The most difficult aspect of this plant is the excess growth because I am hesitant to prune it as I probably should. The branches and even leaves will re-root wherever they land and because I have such a sentimental attachment to this plant, I have an inexhaustible supply of tiny jade.
Jealous, an ex once asked me where he could buy one, so I gave him a small branch so he could have it on his desk.
I don’t think he was satisfied.
The truth is a huge jade like this can’t really be bought or sold, and instead they are passed along, like some kind of immortal pet.
My sister’s best friend lived in a home which was nestled deep in the woods, surrounded by humongous trees, a forest which her father steadily cleared away (and which steadily grew back), while around their home her mother had her own small garden.
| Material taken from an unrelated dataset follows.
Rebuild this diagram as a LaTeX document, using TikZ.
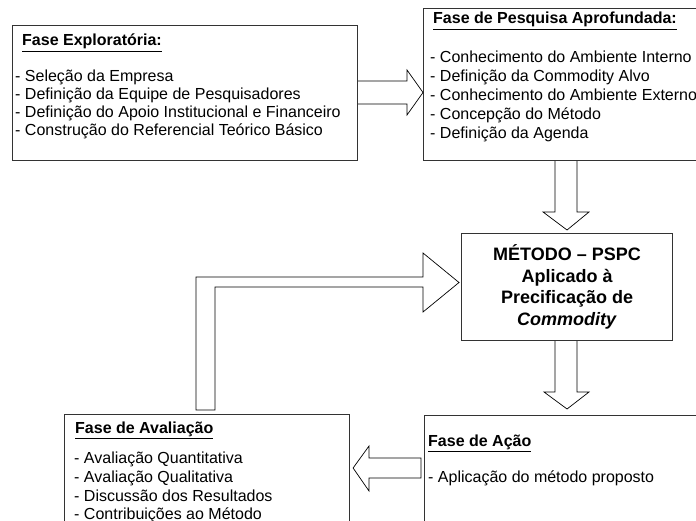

As a child, I was enthralled by the curious assemblage of objects at their home. The eclectic collection of art her mother had curated. A varied collection of enormous potted plants, used to make the home happy in the winter. A banjo, for plucking. The enormous woodpile beside the tractor, used to clear land and plow the driveway. And her father’s pipe, which he would smoke every evening after dinner.
When he died, the home was empty, the forest was transformed from the familiar cozy green blanket into a wild untamed mess and at a dinner the next week, her mother announced she would move into a small apartment in the city. That night, surrounded by friends and family, she began to give away some of their possessions and in this way, the jade fell into my care.